After this horrendous invasion of privacy, someone penned a law and pushed it through Congress to stop video companies from sharing this kind of information in the future. At the time, they didn’t know about Netflix, online streaming, or Facebook.
Netflix has been lobbying to have the law changed and this week they won the war. Congress passed an amendment that will allow video viewers to opt-in to total social sharing. Which means, sometime in 2013, Netflix will begin adding your viewing history to your Facebook newsfeed, with your permission.
Here’s what I don’t get. Hulu already has a social component that posts my choices to Facebook when I hit the switch. How are they getting around the law? I saw some reference to a loop hole that allows companies to share video information as long as they get permission every time. This new version of the law will only require a blanket yes or no, which is obviously better for Netflix and marketers who want to see a cumulative list.
Congress declined to add a provision that requires law enforcement agencies to get a search warrant for email messages dating back more than six months (right now six months is the cut off). Now why there’s an email component in the Video Privacy Protection Act is beyond me.
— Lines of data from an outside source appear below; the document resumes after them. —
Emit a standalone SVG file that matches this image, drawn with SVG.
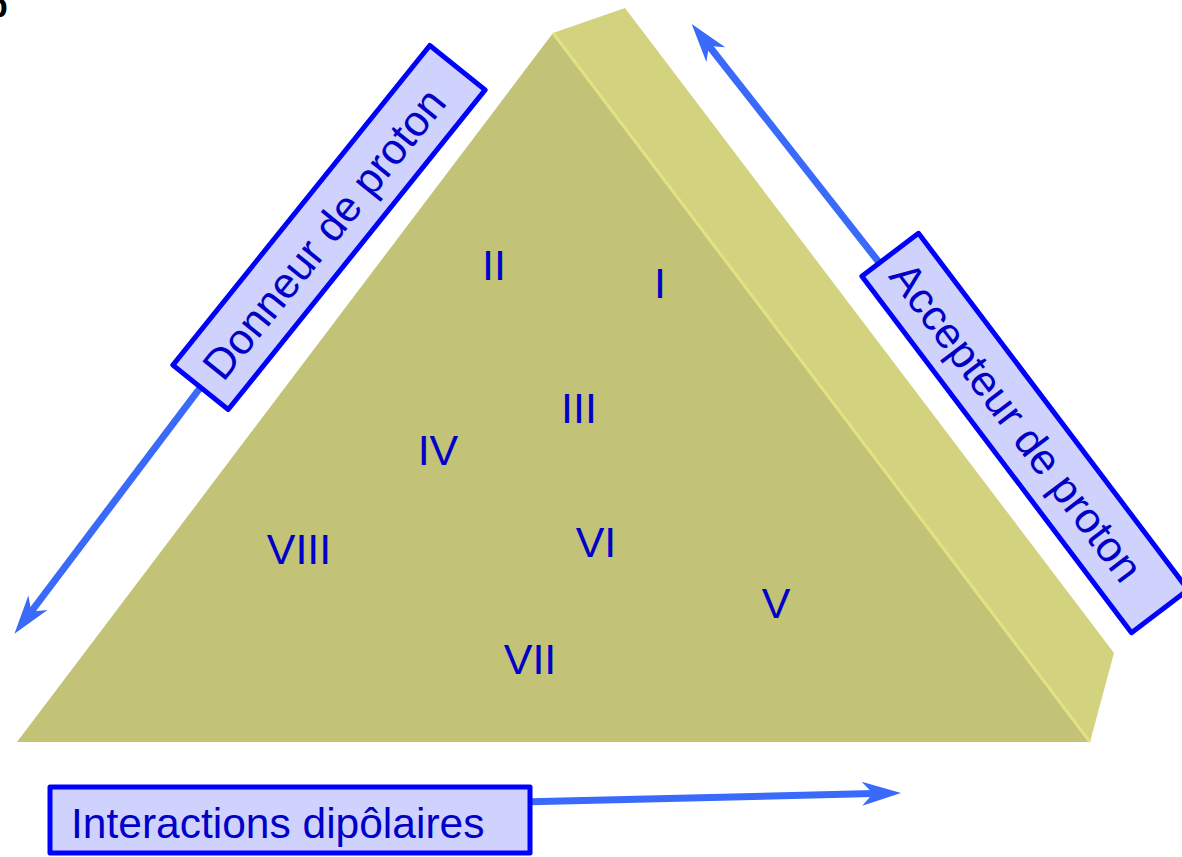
<svg xmlns="http://www.w3.org/2000/svg" width="1182" height="857" viewBox="0 0 1182 857">
  <style>
    .label-box { fill: #D0D2FE; stroke: #0000FF; stroke-width: 5; stroke-linejoin: round; }
    .label-text { font-family: "Liberation Sans", Arial, sans-serif; font-size: 43px; fill: #0000C8; }
    .numeral { font-family: "Liberation Sans", Arial, sans-serif; font-size: 43px; fill: #0000C8; text-anchor: middle; }
    .arrow { fill: none; stroke: #3A6AFA; stroke-width: 7; }
  </style>
  <defs>
    <marker id="head" viewBox="-42 -14 46 28" refX="-28" refY="0" markerWidth="46" markerHeight="28" markerUnits="userSpaceOnUse" orient="auto" overflow="visible">
      <path d="M0,0 L-39,-12 L-28,0 L-39,12 Z" fill="#3A6AFA"/>
    </marker>
  </defs>

  <rect width="1182" height="857" fill="#FFFFFF"/>

  <!-- corner letter, mostly off the canvas -->
  <text x="-13" y="17" font-family="Liberation Sans, Arial, sans-serif" font-weight="bold" font-size="34" fill="#000000">b</text>

  <!-- prism -->
  <g id="prism">
    <polygon points="553,33 625,8 1114,653 1090,742" fill="#D3D27F"/>
    <polygon points="553,33 17,742 1090,742" fill="#C3C377"/>
    <line x1="553" y1="33" x2="1090" y2="742" stroke="#E3E283" stroke-width="3"/>
  </g>

  <!-- numerals -->
  <g id="numerals">
    <text class="numeral" x="494" y="280">II</text>
    <text class="numeral" x="660" y="298">I</text>
    <text class="numeral" x="579" y="423">III</text>
    <text class="numeral" x="438" y="465">IV</text>
    <text class="numeral" x="299" y="564">VIII</text>
    <text class="numeral" x="596" y="557">VI</text>
    <text class="numeral" x="776" y="618">V</text>
    <text class="numeral" x="530" y="674">VII</text>
  </g>

  <!-- connectors -->
  <g id="connectors">
    <path class="arrow" d="M200,388 L31.3,611.5" marker-end="url(#head)"/>
    <path class="arrow" d="M885,270 L709,46" marker-end="url(#head)"/>
    <path class="arrow" d="M520,802 L873,793.6" marker-end="url(#head)"/>
  </g>

  <!-- labels -->
  <g id="donneur" transform="translate(329,227.5) rotate(-51.2)">
    <rect class="label-box" x="-205" y="-35.5" width="410" height="71"/>
    <text class="label-text" x="-8" y="15" text-anchor="middle">Donneur de proton</text>
  </g>
  <g id="accepteur" transform="translate(1025,433) rotate(52.9)">
    <rect class="label-box" x="-223.5" y="-35.5" width="447" height="71"/>
    <text class="label-text" x="-14" y="15" text-anchor="middle">Accepteur de proton</text>
  </g>
  <g id="interactions">
    <rect class="label-box" x="50" y="787" width="480" height="66"/>
    <text class="label-text" x="71" y="838" style="font-size:42.5px">Interactions dipôlaires</text>
  </g>
</svg>
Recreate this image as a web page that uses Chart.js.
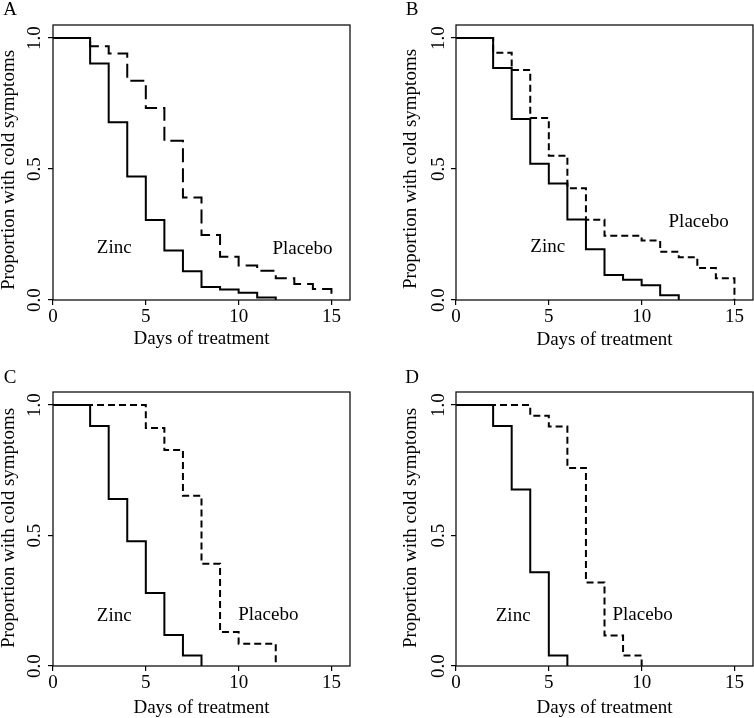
<!DOCTYPE html>
<html>
<head>
<meta charset="utf-8">
<script src="https://cdn.jsdelivr.net/npm/chart.js@4.4.1/dist/chart.umd.min.js"></script>
<style>
html,body{margin:0;padding:0;background:#fff;}
body{width:754px;height:718px;position:relative;overflow:hidden;}
canvas{position:absolute;display:block;}
</style>
</head>
<body>
<canvas id="cA" width="377" height="359" style="left:0;top:0"></canvas>
<canvas id="cB" width="377" height="359" style="left:377px;top:0"></canvas>
<canvas id="cC" width="377" height="359" style="left:0;top:359px"></canvas>
<canvas id="cD" width="377" height="359" style="left:377px;top:359px"></canvas>
<script>
// ---- data ----
const xTickValues = [0, 5, 10, 15];
const yTickValues = [0, 0.5, 1];
const yTickLabels = ['0.0', '0.5', '1.0'];
const xTitle = 'Days of treatment';
const yTitle = 'Proportion with cold symptoms';
const seriesNames = ['Zinc', 'Placebo'];

// Panel A
const daysA_zinc = [0, 2, 3, 4, 5, 6, 7, 8, 9, 10, 11, 12];
const zincA = [1, 0.903, 0.679, 0.472, 0.305, 0.189, 0.11, 0.05, 0.04, 0.028, 0.01, 0];
const daysA_placebo = [0, 2, 3, 4, 5, 6, 7, 8, 9, 10, 11, 12, 13, 14, 15];
const placeboA = [1, 0.969, 0.941, 0.837, 0.733, 0.608, 0.391, 0.248, 0.165, 0.132, 0.112, 0.083, 0.061, 0.042, 0];

// Panel B
const daysB_zinc = [0, 2, 3, 4, 5, 6, 7, 8, 9, 10, 11, 12];
const zincB = [1, 0.886, 0.691, 0.52, 0.445, 0.307, 0.194, 0.095, 0.077, 0.056, 0.018, 0];
const daysB_placebo = [0, 2, 3, 4, 5, 6, 7, 8, 10, 11, 12, 13, 14, 15];
const placeboB = [1, 0.944, 0.878, 0.695, 0.551, 0.427, 0.306, 0.245, 0.227, 0.184, 0.163, 0.122, 0.083, 0];

// Panel C
const daysC_zinc = [0, 2, 3, 4, 5, 6, 7, 8];
const zincC = [1, 0.92, 0.64, 0.478, 0.28, 0.119, 0.04, 0];
const daysC_placebo = [0, 5, 6, 7, 8, 9, 10, 12];
const placeboC = [1, 0.912, 0.828, 0.652, 0.392, 0.13, 0.085, 0];

// Panel D
const daysD_zinc = [0, 2, 3, 4, 5, 6];
const zincD = [1, 0.92, 0.676, 0.359, 0.04, 0];
const daysD_placebo = [0, 4, 5, 6, 7, 8, 9, 10];
const placeboD = [1, 0.959, 0.918, 0.759, 0.32, 0.117, 0.04, 0];

// ---- drawing ----
const FONT = "'Liberation Serif', 'Times New Roman', serif";
const FSIZE = 19;

const kmPlugin = {
  id: 'kmText',
  afterDraw(chart, args, o) {
    const ctx = chart.ctx, a = chart.chartArea, xs = chart.scales.x, ys = chart.scales.y;
    ctx.save();
    ctx.strokeStyle = '#111';
    ctx.lineWidth = 1.3;
    ctx.strokeRect(a.left, a.top, a.right - a.left, a.bottom - a.top);
    ctx.fillStyle = '#000';
    ctx.font = FSIZE + 'px ' + FONT;
    ctx.textBaseline = 'alphabetic';
    // y tick labels (rotated, R style)
    yTickValues.forEach((v, i) => {
      ctx.save();
      ctx.translate(a.left - o.yLabGap, ys.getPixelForValue(v));
      ctx.rotate(-Math.PI / 2);
      ctx.textAlign = 'center';
      ctx.fillText(yTickLabels[i], 0, 0);
      ctx.restore();
    });
    // y title
    ctx.save();
    ctx.translate(o.yTitleX, o.yTitleY);
    ctx.rotate(-Math.PI / 2);
    ctx.textAlign = 'center';
    ctx.fillText(yTitle, 0, 0);
    ctx.restore();
    // x title
    ctx.textAlign = 'center';
    ctx.fillText(xTitle, (a.left + a.right) / 2, o.xTitleY);
    // panel letter
    ctx.fillText(o.letter, o.letterX, o.letterY);
    // series labels
    ctx.fillText(seriesNames[0], xs.getPixelForValue(o.zincLab[0]), ys.getPixelForValue(o.zincLab[1]));
    ctx.fillText(seriesNames[1], xs.getPixelForValue(o.placLab[0]), ys.getPixelForValue(o.placLab[1]));
    ctx.restore();
  }
};

function pts(days, vals) { return days.map((d, i) => ({ x: d, y: vals[i] })); }

function makePanel(id, cfg) {
  new Chart(document.getElementById(id), {
    type: 'line',
    data: {
      datasets: [
        { label: seriesNames[0], data: pts(cfg.zd, cfg.zv), stepped: true, borderColor: '#000',
          borderWidth: 2, pointRadius: 0, fill: false, borderCapStyle: 'butt' },
        { label: seriesNames[1], data: pts(cfg.pd, cfg.pv), stepped: true, borderColor: '#000',
          borderWidth: 2, pointRadius: 0, fill: false, borderDash: cfg.dash, borderCapStyle: 'butt' }
      ]
    },
    options: {
      responsive: false, animation: false, devicePixelRatio: 1,
      layout: { padding: { left: 0, top: cfg.top, right: cfg.right, bottom: 0 } },
      plugins: { legend: { display: false }, tooltip: { enabled: false }, kmText: cfg.text },
      scales: {
        x: {
          type: 'linear', min: 0, max: 16, position: 'bottom',
          afterBuildTicks: s => { s.ticks = xTickValues.map(v => ({ value: v })); },
          afterFit: s => { s.height = cfg.xH; },
          grid: { drawOnChartArea: false, drawTicks: true, tickLength: 5, color: '#000', lineWidth: 1.2 },
          border: { display: false },
          ticks: { font: { family: FONT, size: FSIZE }, color: '#000', padding: 1, maxRotation: 0, autoSkip: false }
        },
        y: {
          type: 'linear', min: 0, max: 1.05, position: 'left',
          afterBuildTicks: s => { s.ticks = yTickValues.map(v => ({ value: v })); },
          afterFit: s => { s.width = cfg.yW; },
          grid: { drawOnChartArea: false, drawTicks: true, tickLength: 5, color: '#000', lineWidth: 1.2 },
          border: { display: false },
          ticks: { display: false }
        }
      }
    },
    plugins: [kmPlugin]
  });
}

makePanel('cA', { zd: daysA_zinc, zv: zincA, pd: daysA_placebo, pv: placeboA, dash: [14, 6],
  top: 25, right: 27, yW: 53, xH: 59,
  text: { letter: 'A', letterX: 10, letterY: 15, yLabGap: 13, yTitleX: 14, yTitleY: 170, xTitleY: 344,
          zincLab: [3.3, 0.179], placLab: [13.44, 0.175] } });
makePanel('cB', { zd: daysB_zinc, zv: zincB, pd: daysB_placebo, pv: placeboB, dash: [7, 4],
  top: 25, right: 1, yW: 79, xH: 59,
  text: { letter: 'B', letterX: 35, letterY: 15, yLabGap: 12.5, yTitleX: 39, yTitleY: 169, xTitleY: 345,
          zincLab: [4.94, 0.183], placLab: [13.07, 0.277] } });
makePanel('cC', { zd: daysC_zinc, zv: zincC, pd: daysC_placebo, pv: placeboC, dash: [7, 4],
  top: 33, right: 27, yW: 53, xH: 52,
  text: { letter: 'C', letterX: 10, letterY: 24, yLabGap: 13, yTitleX: 14, yTitleY: 169, xTitleY: 354,
          zincLab: [3.3, 0.174], placLab: [11.6, 0.177] } });
makePanel('cD', { zd: daysD_zinc, zv: zincD, pd: daysD_placebo, pv: placeboD, dash: [7, 4],
  top: 33, right: 1, yW: 79, xH: 52,
  text: { letter: 'D', letterX: 35, letterY: 24, yLabGap: 12.5, yTitleX: 39, yTitleY: 169, xTitleY: 354,
          zincLab: [3.08, 0.174], placLab: [10.05, 0.177] } });
</script>
</body>
</html>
There are people who will be very upset by this change in the law. Personally, I got a shock when I found out that Hulu was sharing my information on my Facebook feed. Not that I’m embarrassed by my viewing history. . . . well, actually. . . let’s just say, I see trouble on the horizon.
What bothers me most about this piece of news is not the invasion of my viewing privacy or the selling of my personal habits to marketers. What bothers me is that Congress is taking time to vote on ridiculous laws like this. Don’t they have better things to do then sit around debating the pros and cons of social sharing? Do we really need the government to protect us from Netflix?
The way I see it, sites such as Netflix and Hulu don’t even stream the kinds of movies you’d need to keep hidden from your boss or your mother. I’ll come clean. My recent Netflix history includes numerous episodes of Numb3rs, old Saturday Night Live, and Kolchak the Night Stalker.
Ready to share your video history with the world?